### Instruction
Start at the line where "Reproduce this chart with matplotlib." appears and end at the line where "plt.rcParams['font.family'] = ['Liberation" appears; repeat those lines exactly, both ends included, leaving pictures behind.

### Records supplied
:::::
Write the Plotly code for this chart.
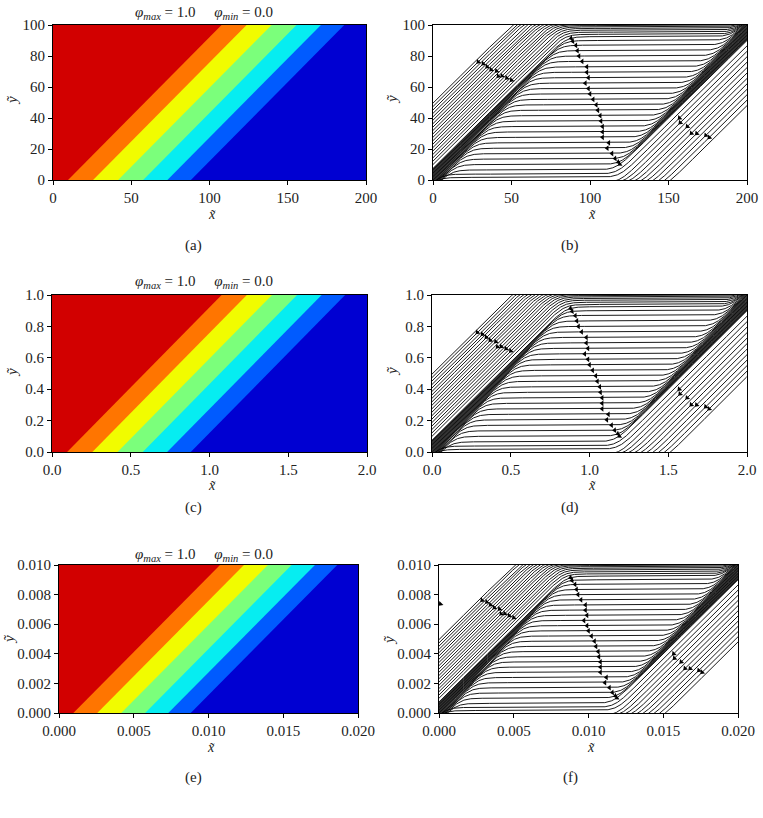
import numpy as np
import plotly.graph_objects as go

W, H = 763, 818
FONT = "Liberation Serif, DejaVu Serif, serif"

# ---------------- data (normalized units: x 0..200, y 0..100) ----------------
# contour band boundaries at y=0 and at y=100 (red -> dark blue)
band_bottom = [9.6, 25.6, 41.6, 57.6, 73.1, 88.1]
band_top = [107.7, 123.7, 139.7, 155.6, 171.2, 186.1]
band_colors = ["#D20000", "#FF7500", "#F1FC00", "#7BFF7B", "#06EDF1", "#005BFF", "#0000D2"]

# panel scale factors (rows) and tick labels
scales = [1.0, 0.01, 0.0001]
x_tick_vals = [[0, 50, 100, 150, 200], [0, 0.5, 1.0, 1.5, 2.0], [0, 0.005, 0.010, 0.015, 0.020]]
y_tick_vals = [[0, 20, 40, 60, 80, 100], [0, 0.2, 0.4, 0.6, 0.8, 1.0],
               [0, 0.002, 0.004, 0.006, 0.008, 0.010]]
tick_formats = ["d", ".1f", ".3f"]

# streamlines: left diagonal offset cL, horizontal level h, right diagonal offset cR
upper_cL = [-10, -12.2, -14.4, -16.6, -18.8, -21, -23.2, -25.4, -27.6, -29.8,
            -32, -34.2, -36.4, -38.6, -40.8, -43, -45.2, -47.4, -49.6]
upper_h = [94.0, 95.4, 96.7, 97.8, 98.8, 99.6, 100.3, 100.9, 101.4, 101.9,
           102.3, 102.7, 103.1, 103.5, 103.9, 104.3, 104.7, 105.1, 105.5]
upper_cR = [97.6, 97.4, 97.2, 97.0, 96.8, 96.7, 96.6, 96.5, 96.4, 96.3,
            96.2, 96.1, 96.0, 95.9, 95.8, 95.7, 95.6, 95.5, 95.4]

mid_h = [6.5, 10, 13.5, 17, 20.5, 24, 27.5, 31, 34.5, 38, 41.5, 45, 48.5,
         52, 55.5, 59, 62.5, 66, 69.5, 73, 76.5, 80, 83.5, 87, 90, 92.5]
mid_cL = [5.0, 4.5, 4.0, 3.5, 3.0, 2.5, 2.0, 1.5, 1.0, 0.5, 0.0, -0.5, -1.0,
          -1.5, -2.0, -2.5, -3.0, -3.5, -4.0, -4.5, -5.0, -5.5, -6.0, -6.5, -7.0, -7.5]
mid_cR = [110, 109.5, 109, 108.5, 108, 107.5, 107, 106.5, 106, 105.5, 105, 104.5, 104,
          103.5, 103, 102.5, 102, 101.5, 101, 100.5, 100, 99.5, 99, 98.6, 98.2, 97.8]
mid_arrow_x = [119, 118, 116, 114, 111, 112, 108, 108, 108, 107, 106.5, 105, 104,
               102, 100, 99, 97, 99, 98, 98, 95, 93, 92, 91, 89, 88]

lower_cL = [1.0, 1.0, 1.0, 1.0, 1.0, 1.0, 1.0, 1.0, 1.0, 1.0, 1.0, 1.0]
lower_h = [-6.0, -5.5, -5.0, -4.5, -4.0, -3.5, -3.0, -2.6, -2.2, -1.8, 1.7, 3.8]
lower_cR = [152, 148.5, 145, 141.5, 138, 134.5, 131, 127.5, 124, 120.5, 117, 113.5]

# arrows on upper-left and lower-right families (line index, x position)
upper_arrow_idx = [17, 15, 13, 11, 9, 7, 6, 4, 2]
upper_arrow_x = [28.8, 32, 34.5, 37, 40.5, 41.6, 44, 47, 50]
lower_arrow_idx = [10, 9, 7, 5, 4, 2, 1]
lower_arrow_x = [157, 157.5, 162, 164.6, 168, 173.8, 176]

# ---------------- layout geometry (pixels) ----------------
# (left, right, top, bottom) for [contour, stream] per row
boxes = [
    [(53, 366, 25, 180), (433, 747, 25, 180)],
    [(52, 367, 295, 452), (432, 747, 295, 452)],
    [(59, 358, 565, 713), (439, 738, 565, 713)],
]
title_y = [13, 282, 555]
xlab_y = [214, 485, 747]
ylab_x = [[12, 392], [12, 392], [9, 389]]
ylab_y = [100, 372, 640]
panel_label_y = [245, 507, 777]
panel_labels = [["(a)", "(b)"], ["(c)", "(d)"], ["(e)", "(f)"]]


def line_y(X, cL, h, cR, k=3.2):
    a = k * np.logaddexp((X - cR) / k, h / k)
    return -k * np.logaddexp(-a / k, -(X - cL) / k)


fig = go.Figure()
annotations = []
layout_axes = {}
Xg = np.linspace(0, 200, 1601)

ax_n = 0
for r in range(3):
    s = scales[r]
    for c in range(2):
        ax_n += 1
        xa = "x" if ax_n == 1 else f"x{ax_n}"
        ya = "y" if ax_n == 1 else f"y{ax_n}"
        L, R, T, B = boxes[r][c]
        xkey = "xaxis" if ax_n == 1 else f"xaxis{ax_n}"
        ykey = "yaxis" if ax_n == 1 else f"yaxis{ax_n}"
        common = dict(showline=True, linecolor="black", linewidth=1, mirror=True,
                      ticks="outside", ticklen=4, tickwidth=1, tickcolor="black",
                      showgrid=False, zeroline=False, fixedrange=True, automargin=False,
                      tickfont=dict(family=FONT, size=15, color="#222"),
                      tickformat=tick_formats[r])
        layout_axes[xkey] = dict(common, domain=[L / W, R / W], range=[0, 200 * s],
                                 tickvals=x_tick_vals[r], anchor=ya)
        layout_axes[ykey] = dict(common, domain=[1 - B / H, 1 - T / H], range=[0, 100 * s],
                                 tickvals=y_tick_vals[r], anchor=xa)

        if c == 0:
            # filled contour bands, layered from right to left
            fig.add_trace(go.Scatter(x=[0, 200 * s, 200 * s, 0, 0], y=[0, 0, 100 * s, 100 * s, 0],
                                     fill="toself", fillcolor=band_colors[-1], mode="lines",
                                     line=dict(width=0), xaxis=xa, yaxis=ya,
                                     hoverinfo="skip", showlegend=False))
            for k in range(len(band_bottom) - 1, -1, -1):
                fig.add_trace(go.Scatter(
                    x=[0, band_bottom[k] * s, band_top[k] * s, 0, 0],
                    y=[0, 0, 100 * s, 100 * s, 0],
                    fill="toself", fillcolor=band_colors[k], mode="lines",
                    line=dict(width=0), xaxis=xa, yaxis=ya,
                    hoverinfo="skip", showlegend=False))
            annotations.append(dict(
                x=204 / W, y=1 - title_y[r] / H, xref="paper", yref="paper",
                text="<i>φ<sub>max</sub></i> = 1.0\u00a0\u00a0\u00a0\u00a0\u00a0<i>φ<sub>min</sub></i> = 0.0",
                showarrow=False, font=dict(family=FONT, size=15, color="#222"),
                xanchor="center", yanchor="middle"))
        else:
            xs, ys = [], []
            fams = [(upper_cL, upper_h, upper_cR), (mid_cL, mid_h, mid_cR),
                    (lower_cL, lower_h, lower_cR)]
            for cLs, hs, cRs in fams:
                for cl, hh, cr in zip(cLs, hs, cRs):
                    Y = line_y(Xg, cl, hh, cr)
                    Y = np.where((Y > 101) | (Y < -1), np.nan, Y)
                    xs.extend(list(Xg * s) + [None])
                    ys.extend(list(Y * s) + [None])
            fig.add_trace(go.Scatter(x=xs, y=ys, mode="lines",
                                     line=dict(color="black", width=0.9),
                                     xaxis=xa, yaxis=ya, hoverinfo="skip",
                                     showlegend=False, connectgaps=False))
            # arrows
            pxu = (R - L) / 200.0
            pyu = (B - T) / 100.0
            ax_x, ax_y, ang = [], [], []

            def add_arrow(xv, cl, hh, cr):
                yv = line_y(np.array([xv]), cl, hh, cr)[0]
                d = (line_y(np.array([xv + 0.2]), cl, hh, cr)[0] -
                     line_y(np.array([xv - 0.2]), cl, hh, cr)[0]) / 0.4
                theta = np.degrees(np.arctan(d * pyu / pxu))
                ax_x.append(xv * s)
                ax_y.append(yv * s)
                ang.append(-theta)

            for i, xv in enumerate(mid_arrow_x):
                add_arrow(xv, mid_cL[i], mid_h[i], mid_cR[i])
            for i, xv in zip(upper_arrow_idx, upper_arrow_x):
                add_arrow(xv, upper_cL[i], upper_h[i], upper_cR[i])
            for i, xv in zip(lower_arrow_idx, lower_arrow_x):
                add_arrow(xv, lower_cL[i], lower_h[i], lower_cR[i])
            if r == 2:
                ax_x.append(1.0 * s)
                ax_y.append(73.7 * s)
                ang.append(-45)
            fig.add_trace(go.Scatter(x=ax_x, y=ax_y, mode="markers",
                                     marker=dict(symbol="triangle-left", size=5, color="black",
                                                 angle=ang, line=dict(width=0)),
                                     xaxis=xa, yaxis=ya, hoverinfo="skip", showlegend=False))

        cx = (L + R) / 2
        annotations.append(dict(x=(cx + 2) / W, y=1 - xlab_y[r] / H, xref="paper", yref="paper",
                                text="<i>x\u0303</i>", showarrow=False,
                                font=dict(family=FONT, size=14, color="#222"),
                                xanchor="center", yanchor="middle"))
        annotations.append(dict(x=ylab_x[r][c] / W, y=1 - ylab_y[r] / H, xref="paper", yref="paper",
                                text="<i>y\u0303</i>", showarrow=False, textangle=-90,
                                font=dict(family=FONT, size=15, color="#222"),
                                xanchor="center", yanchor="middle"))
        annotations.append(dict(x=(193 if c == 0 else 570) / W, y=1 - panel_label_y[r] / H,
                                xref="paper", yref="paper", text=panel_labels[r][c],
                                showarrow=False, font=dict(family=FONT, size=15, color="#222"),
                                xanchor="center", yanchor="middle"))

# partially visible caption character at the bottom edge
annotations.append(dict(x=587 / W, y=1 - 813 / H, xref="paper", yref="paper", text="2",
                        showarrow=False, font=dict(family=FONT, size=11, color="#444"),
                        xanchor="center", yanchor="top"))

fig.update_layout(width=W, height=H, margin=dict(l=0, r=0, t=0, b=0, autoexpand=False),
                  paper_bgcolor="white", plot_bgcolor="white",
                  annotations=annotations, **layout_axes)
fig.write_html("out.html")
:::::
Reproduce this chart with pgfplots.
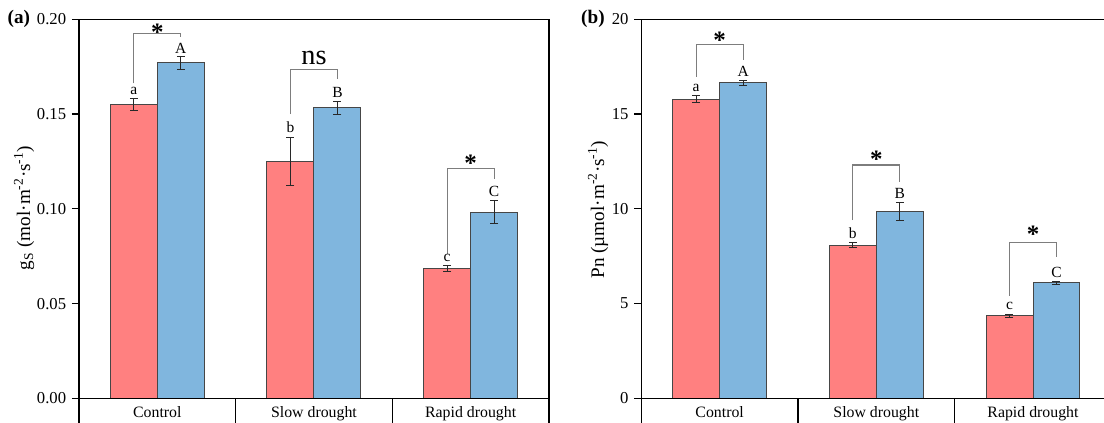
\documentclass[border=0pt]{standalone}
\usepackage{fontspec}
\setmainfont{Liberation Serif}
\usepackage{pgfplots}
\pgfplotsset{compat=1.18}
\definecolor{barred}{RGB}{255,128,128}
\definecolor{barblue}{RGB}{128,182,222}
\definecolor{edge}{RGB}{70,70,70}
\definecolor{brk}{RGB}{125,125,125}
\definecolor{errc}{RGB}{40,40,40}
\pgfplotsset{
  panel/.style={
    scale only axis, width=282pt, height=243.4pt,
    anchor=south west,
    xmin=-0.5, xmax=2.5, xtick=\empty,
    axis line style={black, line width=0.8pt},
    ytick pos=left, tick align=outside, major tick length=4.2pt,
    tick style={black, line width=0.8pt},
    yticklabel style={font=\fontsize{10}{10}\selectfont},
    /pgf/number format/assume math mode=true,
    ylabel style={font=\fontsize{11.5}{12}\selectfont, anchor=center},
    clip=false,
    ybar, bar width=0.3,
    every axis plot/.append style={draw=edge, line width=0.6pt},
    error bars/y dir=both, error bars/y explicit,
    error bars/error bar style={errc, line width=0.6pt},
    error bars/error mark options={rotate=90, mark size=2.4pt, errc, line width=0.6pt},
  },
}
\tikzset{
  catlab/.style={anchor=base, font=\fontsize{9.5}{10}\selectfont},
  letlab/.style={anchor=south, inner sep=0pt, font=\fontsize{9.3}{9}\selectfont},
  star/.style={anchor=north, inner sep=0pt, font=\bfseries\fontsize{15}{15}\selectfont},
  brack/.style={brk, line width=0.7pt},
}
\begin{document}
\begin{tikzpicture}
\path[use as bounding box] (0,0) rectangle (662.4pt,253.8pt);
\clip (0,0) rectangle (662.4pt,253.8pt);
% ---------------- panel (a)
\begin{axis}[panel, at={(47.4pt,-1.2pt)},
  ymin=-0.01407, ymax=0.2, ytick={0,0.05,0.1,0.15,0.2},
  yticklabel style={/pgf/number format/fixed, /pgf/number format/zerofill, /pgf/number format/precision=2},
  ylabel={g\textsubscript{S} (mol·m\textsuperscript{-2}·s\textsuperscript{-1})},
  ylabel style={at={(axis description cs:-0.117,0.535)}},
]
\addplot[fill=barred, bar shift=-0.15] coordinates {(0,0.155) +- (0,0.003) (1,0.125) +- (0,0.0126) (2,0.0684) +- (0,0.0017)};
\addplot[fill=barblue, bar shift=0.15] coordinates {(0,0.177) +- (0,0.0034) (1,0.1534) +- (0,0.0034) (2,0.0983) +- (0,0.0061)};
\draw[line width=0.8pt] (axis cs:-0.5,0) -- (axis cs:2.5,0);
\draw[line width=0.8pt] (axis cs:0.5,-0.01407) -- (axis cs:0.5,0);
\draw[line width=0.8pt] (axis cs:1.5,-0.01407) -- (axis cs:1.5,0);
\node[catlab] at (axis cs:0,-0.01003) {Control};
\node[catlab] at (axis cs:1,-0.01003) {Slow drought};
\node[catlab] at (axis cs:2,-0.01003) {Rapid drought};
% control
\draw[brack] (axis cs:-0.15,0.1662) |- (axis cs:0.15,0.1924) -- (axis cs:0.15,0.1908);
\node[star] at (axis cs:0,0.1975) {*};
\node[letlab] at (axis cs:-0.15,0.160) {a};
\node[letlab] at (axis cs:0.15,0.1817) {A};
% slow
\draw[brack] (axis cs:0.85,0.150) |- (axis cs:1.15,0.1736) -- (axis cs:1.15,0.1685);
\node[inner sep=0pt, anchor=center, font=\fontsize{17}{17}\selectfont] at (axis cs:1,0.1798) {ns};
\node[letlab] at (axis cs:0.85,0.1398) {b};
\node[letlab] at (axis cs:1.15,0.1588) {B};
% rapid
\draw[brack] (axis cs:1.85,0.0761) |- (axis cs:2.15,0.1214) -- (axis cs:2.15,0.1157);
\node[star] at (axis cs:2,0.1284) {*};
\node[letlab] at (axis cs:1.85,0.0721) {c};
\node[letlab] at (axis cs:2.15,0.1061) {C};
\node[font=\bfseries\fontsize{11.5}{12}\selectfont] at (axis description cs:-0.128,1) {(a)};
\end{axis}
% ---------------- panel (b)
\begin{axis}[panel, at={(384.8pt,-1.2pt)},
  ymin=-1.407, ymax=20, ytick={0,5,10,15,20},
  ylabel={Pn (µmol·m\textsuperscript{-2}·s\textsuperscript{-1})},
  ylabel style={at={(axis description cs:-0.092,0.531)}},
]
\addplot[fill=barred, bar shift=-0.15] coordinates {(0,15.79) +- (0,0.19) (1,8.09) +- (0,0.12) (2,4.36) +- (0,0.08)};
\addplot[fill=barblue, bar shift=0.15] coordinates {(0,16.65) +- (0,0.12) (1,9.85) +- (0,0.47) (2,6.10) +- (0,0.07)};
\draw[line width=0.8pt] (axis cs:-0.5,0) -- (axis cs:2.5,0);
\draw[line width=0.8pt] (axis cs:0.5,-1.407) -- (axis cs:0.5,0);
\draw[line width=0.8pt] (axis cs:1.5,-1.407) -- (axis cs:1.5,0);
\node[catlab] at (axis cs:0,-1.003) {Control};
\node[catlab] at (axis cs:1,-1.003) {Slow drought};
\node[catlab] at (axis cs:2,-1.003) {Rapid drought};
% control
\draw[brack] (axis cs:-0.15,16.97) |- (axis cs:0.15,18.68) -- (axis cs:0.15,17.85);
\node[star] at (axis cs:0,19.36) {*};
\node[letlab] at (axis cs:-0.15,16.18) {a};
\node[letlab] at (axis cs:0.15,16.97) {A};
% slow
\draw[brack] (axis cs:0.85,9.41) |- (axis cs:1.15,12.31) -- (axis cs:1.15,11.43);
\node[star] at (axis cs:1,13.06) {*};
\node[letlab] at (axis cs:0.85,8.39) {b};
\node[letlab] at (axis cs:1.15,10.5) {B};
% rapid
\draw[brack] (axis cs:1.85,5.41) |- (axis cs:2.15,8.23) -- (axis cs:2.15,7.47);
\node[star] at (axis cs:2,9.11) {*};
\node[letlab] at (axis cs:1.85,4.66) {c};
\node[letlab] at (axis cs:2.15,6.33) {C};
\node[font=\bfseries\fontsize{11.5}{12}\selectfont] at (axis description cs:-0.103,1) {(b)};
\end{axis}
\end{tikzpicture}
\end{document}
:::::
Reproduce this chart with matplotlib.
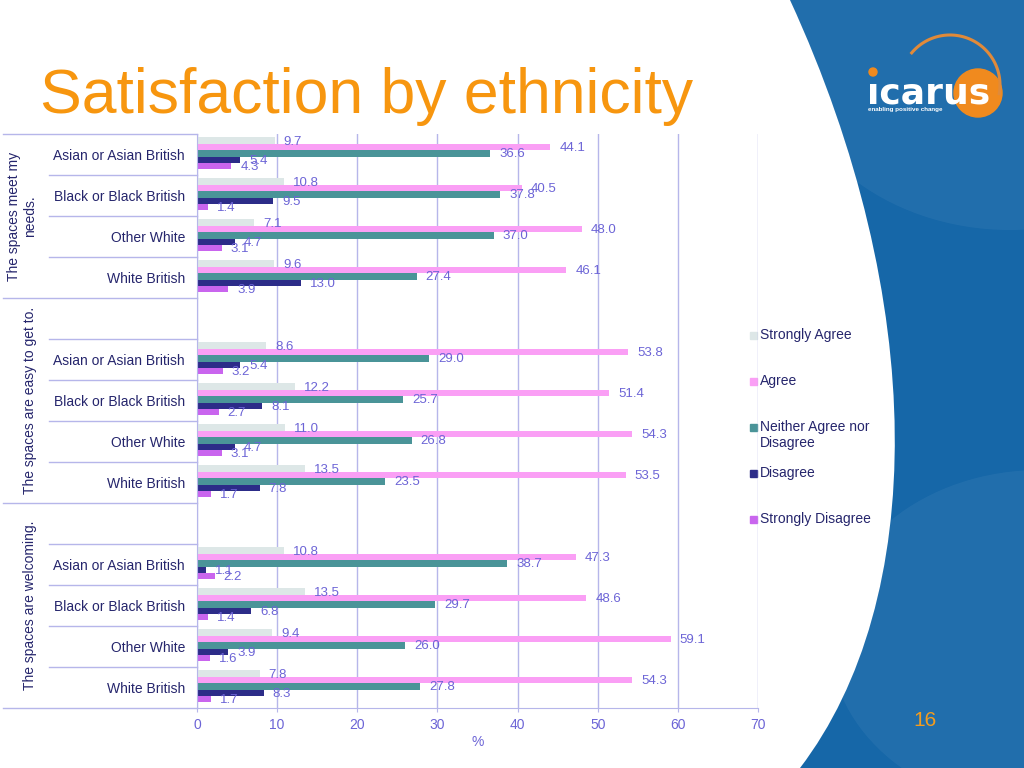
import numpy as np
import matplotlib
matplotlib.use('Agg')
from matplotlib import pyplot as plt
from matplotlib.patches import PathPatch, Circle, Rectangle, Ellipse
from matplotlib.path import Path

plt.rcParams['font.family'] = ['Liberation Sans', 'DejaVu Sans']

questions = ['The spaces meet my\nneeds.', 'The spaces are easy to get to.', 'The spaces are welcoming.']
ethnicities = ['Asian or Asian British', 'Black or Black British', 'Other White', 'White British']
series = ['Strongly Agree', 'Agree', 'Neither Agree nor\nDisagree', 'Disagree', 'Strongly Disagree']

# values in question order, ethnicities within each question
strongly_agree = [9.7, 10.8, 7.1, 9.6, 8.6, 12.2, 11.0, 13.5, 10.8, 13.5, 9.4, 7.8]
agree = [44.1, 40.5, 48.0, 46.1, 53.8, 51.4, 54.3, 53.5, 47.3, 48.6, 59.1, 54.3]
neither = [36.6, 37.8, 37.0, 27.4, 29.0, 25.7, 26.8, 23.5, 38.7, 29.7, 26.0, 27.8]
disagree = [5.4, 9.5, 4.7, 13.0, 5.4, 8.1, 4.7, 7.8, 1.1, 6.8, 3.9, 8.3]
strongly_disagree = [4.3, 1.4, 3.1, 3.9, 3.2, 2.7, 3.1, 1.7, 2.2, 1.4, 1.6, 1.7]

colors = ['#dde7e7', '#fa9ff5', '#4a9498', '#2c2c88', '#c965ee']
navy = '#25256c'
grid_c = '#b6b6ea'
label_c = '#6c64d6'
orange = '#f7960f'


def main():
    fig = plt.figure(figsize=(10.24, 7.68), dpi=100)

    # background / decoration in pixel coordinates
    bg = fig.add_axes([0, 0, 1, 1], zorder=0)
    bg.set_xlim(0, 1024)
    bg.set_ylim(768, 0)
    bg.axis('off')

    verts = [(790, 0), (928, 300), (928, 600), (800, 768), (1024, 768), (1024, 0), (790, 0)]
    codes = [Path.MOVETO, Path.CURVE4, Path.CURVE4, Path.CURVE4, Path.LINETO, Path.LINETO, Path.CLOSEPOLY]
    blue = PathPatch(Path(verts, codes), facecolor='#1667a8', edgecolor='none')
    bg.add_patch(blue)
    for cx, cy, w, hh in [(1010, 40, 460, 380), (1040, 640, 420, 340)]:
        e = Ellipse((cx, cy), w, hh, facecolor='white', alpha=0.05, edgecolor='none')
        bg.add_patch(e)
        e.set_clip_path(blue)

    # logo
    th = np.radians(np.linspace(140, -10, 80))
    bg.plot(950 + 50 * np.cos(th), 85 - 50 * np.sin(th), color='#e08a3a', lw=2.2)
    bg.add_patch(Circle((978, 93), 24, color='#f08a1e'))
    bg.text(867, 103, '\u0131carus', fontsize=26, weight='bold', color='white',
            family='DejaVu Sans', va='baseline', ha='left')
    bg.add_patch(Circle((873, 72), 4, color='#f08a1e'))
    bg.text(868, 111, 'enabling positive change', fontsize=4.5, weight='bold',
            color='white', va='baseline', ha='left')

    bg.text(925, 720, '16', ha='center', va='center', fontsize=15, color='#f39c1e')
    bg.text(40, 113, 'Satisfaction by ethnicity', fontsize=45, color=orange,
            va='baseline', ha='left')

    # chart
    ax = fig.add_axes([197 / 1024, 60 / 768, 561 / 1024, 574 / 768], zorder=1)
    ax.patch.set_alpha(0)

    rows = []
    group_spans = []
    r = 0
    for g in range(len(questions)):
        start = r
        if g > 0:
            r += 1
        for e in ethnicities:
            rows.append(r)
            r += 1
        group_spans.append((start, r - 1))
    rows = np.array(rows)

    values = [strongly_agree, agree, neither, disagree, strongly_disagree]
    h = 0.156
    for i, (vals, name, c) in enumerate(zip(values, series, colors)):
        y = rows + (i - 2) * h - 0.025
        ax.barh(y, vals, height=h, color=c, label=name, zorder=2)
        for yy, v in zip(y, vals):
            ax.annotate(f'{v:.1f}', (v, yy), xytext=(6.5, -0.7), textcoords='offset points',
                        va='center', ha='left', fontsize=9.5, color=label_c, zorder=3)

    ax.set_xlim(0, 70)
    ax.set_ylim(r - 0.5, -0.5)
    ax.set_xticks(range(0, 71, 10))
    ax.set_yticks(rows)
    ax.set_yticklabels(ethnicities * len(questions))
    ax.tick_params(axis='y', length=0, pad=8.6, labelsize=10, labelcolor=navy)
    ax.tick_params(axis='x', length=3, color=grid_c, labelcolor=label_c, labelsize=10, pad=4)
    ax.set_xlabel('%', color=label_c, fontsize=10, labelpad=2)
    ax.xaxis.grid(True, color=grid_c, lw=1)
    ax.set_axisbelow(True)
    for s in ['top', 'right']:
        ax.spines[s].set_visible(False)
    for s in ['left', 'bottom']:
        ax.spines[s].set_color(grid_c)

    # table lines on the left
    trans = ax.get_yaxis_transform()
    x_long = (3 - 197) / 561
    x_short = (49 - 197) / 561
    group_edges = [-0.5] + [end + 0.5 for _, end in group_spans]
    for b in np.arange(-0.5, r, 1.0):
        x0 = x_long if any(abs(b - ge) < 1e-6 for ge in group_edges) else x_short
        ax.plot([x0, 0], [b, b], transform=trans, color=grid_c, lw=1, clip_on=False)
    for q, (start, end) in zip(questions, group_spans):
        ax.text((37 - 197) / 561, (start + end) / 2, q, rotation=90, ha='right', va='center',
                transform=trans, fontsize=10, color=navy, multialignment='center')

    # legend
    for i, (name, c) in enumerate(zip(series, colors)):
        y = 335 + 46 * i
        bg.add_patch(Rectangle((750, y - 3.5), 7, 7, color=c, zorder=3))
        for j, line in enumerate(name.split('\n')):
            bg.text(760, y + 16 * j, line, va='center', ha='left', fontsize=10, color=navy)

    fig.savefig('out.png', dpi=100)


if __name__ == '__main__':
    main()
:::::
### Reply
Reproduce this chart with matplotlib.
import numpy as np
import matplotlib
matplotlib.use('Agg')
from matplotlib import pyplot as plt
from matplotlib.patches import PathPatch, Circle, Rectangle, Ellipse
from matplotlib.path import Path

plt.rcParams['font.family'] = ['Liberation Sans', 'DejaVu Sans']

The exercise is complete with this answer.